Ich weiß, dass jetzt der eine oder andere sagen wird, dass sich Putin nur aus der Ukraine zurückziehen müsse. Jedem mit gesundem Menschenverstand dürfte klar sein, dass dies aufgrund der Geschichte mindestens seit 2014 und der aktuellen Lage illusorisch ist. Putin hatte kürzlich ein Friedensangebot gemacht, was vom Westen allerdings zurückgewiesen wurde. Auch die deutsche Politik, die Ampelregierung will demnach keinen Waffenstillstand zum Wohle der Menschen und um Menschenleben zu retten.

Insofern sich keine anderen Wege zur Beendigung dieses Konflikts auftun, dürfte die logische Konsequenz sein, dass geflüchtete wehrfähige Ukrainer in die Ukraine zurück und dem Kampf an der Front zugeführt werden, damit der Krieg weitergeht, zumal die Bundesregierung der Ukraine für die Jahre 2025 bis 2028 Waffenlieferungen zugesagt hat.
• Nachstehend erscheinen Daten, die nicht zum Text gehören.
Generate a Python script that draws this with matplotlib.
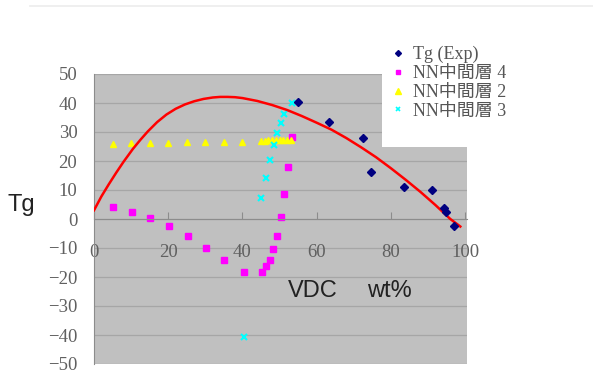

Wenn also keine NATO-Länder-Truppen zum Einsatz kommen sollen, wird die ukrainische Regierung dahingehend unterstützt werden müssen, in absehbarer Zeit wehrfähige Ukrainer in die Ukraine abzuschieben. Es ist nur die Frage, wie das der Bevölkerung in der üblichen Salamitaktik verkauft wird.

Wer wird die Ukrainer vor der deutschen Politik retten – oder dies zumindest versuchen?